Libération des panneaux publicitaires et perturbation au niveau de la rue
Dans les années 1980 et 1990, English s'est fait connaître grâce à ses interventions sur les panneaux d'affichage, notamment au Texas et à New York. Ces œuvres, souvent peintes à la main avec une précision professionnelle, étaient installées du jour au lendemain sur des enseignes commerciales existantes. Elles se fondaient parfaitement dans le décor au premier abord, mais choquaient le spectateur lorsqu'on les observait de plus près. Une mascotte de fast-food souriante aux dents de crâne, un personnage Disney aux membres hypertrophiés, ou un logo d'entreprise dégoulinant de sarcasme : ces interventions n'étaient pas de simples actes de vandalisme, mais des prises de position philosophiques contre l'omniprésence du contrôle des marques et la saturation médiatique. Cette méthode reflète l'esprit de la culture graffiti : se réapproprier l'espace public et transformer des environnements visuels passifs en champs de bataille de sens. Les occupations de panneaux d'affichage par English combinaient la spontanéité du graffiti urbain à la critique nuancée de l'art conceptuel, faisant le lien entre l'énergie brute du graffiti et la finesse tactique du commentaire pop urbain.

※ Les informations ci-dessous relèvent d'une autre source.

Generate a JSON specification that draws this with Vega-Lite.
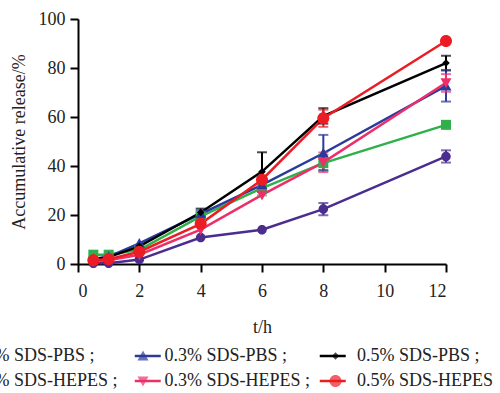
{
  "$schema": "https://vega.github.io/schema/vega-lite/v6.json",
  "autosize": "none",
  "width": 368,
  "height": 245,
  "padding": {"left": 78, "top": 19, "right": 54, "bottom": 129},
  "background": "white",
  "config": {
    "font": "Liberation Serif",
    "view": {"stroke": null},
    "axis": {
      "domainColor": "black", "domainWidth": 2, "tickColor": "black", "tickWidth": 2, "tickSize": 8,
      "labelFont": "Liberation Serif", "labelFontSize": 18, "labelColor": "#222",
      "titleFont": "Liberation Serif", "titleFontSize": 18, "titleFontWeight": "normal", "titleColor": "#222",
      "grid": false
    }
  },
  "data": {"values": [
    {"t": 0.5, "s": "0.1% SDS-PBS", "v": 3.8},
    {"t": 1, "s": "0.1% SDS-PBS", "v": 3.8},
    {"t": 2, "s": "0.1% SDS-PBS", "v": 5.8},
    {"t": 4, "s": "0.1% SDS-PBS", "v": 19.4, "lo": 18, "hi": 21},
    {"t": 6, "s": "0.1% SDS-PBS", "v": 31, "lo": 28, "hi": 34},
    {"t": 8, "s": "0.1% SDS-PBS", "v": 41.2, "lo": 38, "hi": 44.5},
    {"t": 12, "s": "0.1% SDS-PBS", "v": 56.8},
    {"t": 0.5, "s": "0.3% SDS-PBS", "v": 2},
    {"t": 1, "s": "0.3% SDS-PBS", "v": 3},
    {"t": 2, "s": "0.3% SDS-PBS", "v": 8.4},
    {"t": 4, "s": "0.3% SDS-PBS", "v": 20.5, "lo": 19.5, "hi": 21.8},
    {"t": 6, "s": "0.3% SDS-PBS", "v": 32.3},
    {"t": 8, "s": "0.3% SDS-PBS", "v": 45.2, "lo": 38.4, "hi": 52.7},
    {"t": 12, "s": "0.3% SDS-PBS", "v": 72.7, "lo": 66.3, "hi": 79.2},
    {"t": 0.5, "s": "0.5% SDS-PBS", "v": 2},
    {"t": 1, "s": "0.5% SDS-PBS", "v": 2.8},
    {"t": 2, "s": "0.5% SDS-PBS", "v": 7.2},
    {"t": 4, "s": "0.5% SDS-PBS", "v": 21, "lo": 19.5, "hi": 22.6},
    {"t": 6, "s": "0.5% SDS-PBS", "v": 37.7, "lo": 30, "hi": 45.6},
    {"t": 8, "s": "0.5% SDS-PBS", "v": 60.4, "lo": 57.3, "hi": 63.6},
    {"t": 12, "s": "0.5% SDS-PBS", "v": 82, "lo": 79, "hi": 85},
    {"t": 0.5, "s": "0.1% SDS-HEPES", "v": 0.3},
    {"t": 1, "s": "0.1% SDS-HEPES", "v": 0.3},
    {"t": 2, "s": "0.1% SDS-HEPES", "v": 1.8},
    {"t": 4, "s": "0.1% SDS-HEPES", "v": 10.8},
    {"t": 6, "s": "0.1% SDS-HEPES", "v": 14},
    {"t": 8, "s": "0.1% SDS-HEPES", "v": 22.4, "lo": 19.9, "hi": 24.9},
    {"t": 12, "s": "0.1% SDS-HEPES", "v": 43.9, "lo": 41.4, "hi": 46.4},
    {"t": 0.5, "s": "0.3% SDS-HEPES", "v": 1},
    {"t": 1, "s": "0.3% SDS-HEPES", "v": 1.5},
    {"t": 2, "s": "0.3% SDS-HEPES", "v": 3.8},
    {"t": 4, "s": "0.3% SDS-HEPES", "v": 14},
    {"t": 6, "s": "0.3% SDS-HEPES", "v": 28.2},
    {"t": 8, "s": "0.3% SDS-HEPES", "v": 41.5, "lo": 37.5, "hi": 45.5},
    {"t": 12, "s": "0.3% SDS-HEPES", "v": 74, "lo": 70.3, "hi": 77.5},
    {"t": 0.5, "s": "0.5% SDS-HEPES", "v": 1.5},
    {"t": 1, "s": "0.5% SDS-HEPES", "v": 2},
    {"t": 2, "s": "0.5% SDS-HEPES", "v": 5},
    {"t": 4, "s": "0.5% SDS-HEPES", "v": 16.4, "lo": 15, "hi": 17.8},
    {"t": 6, "s": "0.5% SDS-HEPES", "v": 34.4},
    {"t": 8, "s": "0.5% SDS-HEPES", "v": 59.5, "lo": 56, "hi": 63},
    {"t": 12, "s": "0.5% SDS-HEPES", "v": 91}
  ]},
  "encoding": {
    "x": {"field": "t", "type": "quantitative", "scale": {"domain": [0, 12], "nice": false},
      "axis": {"values": [0, 2, 4, 6, 8, 10, 12], "title": "t/h", "titlePadding": 18, "labelPadding": 10}}
  },
  "layer": [
    {
      "mark": {"type": "line", "strokeWidth": 2.5},
      "encoding": {
        "y": {"field": "v", "type": "quantitative", "scale": {"domain": [0, 100], "nice": false},
          "axis": {"values": [0, 20, 40, 60, 80, 100], "title": "Accumulative release/%", "titlePadding": 10, "labelPadding": 5}},
        "stroke": {"field": "s", "type": "nominal",
          "sort": ["0.1% SDS-PBS", "0.3% SDS-PBS", "0.5% SDS-PBS", "0.1% SDS-HEPES", "0.3% SDS-HEPES", "0.5% SDS-HEPES"],
          "scale": {"range": ["#2fb04a", "#2b3a9b", "#000000", "#4a2d8e", "#ec2f6b", "#ec1c24"]},
          "legend": {
            "title": null, "orient": "none", "legendX": -124.25, "legendY": 328,
            "columns": 3, "direction": "horizontal", "gridAlign": "all",
            "columnPadding": 149, "rowPadding": 7,
            "symbolType": "M-2.6,0H2.6", "symbolSize": 100, "symbolStrokeWidth": 2.5, "symbolOpacity": 1,
            "labelFont": "Liberation Serif", "labelFontSize": 18, "labelOpacity": 0, "labelOffset": 0, "labelLimit": 300,
            "labelExpr": "' '"
          }}
      }
    },
    {
      "transform": [{"filter": "isValid(datum.lo)"}],
      "mark": {"type": "rule", "strokeWidth": 2},
      "encoding": {
        "y": {"field": "lo", "type": "quantitative"},
        "y2": {"field": "hi"},
        "color": {"field": "s", "type": "nominal"}
      }
    },
    {
      "transform": [{"filter": "isValid(datum.lo)"}],
      "mark": {"type": "tick", "size": 10, "thickness": 2, "orient": "horizontal"},
      "encoding": {
        "y": {"field": "lo", "type": "quantitative"},
        "color": {"field": "s", "type": "nominal"}
      }
    },
    {
      "transform": [{"filter": "isValid(datum.lo)"}],
      "mark": {"type": "tick", "size": 10, "thickness": 2, "orient": "horizontal"},
      "encoding": {
        "y": {"field": "hi", "type": "quantitative"},
        "color": {"field": "s", "type": "nominal"}
      }
    },
    {
      "mark": {"type": "point", "filled": true, "opacity": 1, "size": 100},
      "encoding": {
        "y": {"field": "v", "type": "quantitative"},
        "color": {"field": "s", "type": "nominal",
          "scale": {"domain": ["0.1% SDS-PBS", "0.3% SDS-PBS", "0.5% SDS-PBS", "0.1% SDS-HEPES", "0.3% SDS-HEPES", "0.5% SDS-HEPES"],
            "range": ["#2fb04a", "#2b3a9b", "#000000", "#4a2d8e", "#ec2f6b", "#ec1c24"]},
          "legend": {
            "title": null, "orient": "none", "legendX": -136.5, "legendY": 328, "zindex": 2,
            "columns": 3, "direction": "horizontal", "gridAlign": "all",
            "columnPadding": 15.5, "rowPadding": 7,
            "symbolSize": 100, "symbolStrokeWidth": 0, "symbolOpacity": 1,
            "labelFont": "Liberation Serif", "labelFontSize": 18, "labelColor": "#222", "labelOffset": 12.5, "labelLimit": 300,
            "labelExpr": "datum.label == '0.5% SDS-HEPES' ? datum.label : datum.label + ' ;'"
          }},
        "shape": {"field": "s", "type": "nominal", "legend": null,
          "scale": {"domain": ["0.1% SDS-PBS", "0.3% SDS-PBS", "0.5% SDS-PBS", "0.1% SDS-HEPES", "0.3% SDS-HEPES", "0.5% SDS-HEPES"],
            "range": [
              "M-1,-1H1V1H-1Z",
              "M0,-1.1L1.1,0.9H-1.1Z",
              "M0,-0.75L0.75,0L0,0.75L-0.75,0Z",
              "M-0.95,0A0.95,0.95,0,1,1,0.95,0A0.95,0.95,0,1,1,-0.95,0Z",
              "M-1.1,-0.9H1.1L0,1.1Z",
              "M-1.2,0A1.2,1.2,0,1,1,1.2,0A1.2,1.2,0,1,1,-1.2,0Z"
            ]}}
      }
    }
  ]
}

Personnages et icônes reconstituées de POPaganda
Au cœur de l'univers visuel de Ron English se trouvent ses figures récurrentes : MC Supersized (un Ronald McDonald obèse), la série Grin (mettant en scène des icônes de la pop arborant des sourires carnassiers) et ses réinterprétations de figures politiques et religieuses. Ces personnages ne sont pas de simples caricatures ; ce sont des véhicules symboliques. Ils reflètent l'obsession de l'Amérique moderne pour les marques, la distorsion et la consommation visuelle. Dans sa sculpture d'Abraham Obama, par exemple, English a fusionné deux présidents en un hybride surréaliste, soulignant la construction médiatique du leadership américain et la frontière floue entre vénération et marchandisation. Ces figures apparaissent sur des fresques, des toiles, des figurines en vinyle, des sculptures et des tirages en édition limitée, chaque format permettant à English de toucher différents publics. Cette présence multiplateforme imite le système même qu'il critique, intégrant son message au sein du flux culturel qui façonne l'identité collective.
L'art rencontre la rue dans la machine POPaganda
Malgré son travail en galerie et la production d'œuvres dignes d'un musée, Ron English est resté fidèle aux tactiques et aux principes du street art. Ses fresques ornent les murs des villes, de Los Angeles à Tokyo, souvent aux côtés de légendes du graffiti et d'artistes pop surréalistes contemporains. Il collabore sur différents supports – de la sculpture en vinyle au vêtement – démontrant comment le pop art urbain peut s'infiltrer dans la culture dominante tout en conservant sa dimension critique. La POPaganda de Ron English est plus qu'un style visuel : c'est une philosophie de résistance par la familiarité. En détournant les images auxquelles les gens font le plus confiance – mascottes, héros, présidents – il perturbe le confort et force à la réflexion. Ce faisant, il incarne l'essence même du pop art urbain et du graffiti : audacieux, provocateur, visuellement captivant et ancré dans l'urgence d'éveiller les consciences. Dans le panthéon de l'art moderne, Ron English se dresse à la fois comme un trublion et un révélateur de vérité, utilisant les outils du pop art pour en exposer les mensonges. À travers POPaganda, il transforme le langage du commerce en un vocabulaire de contestation – et cette transformation est au cœur de ce qui rend le pop art urbain si vital.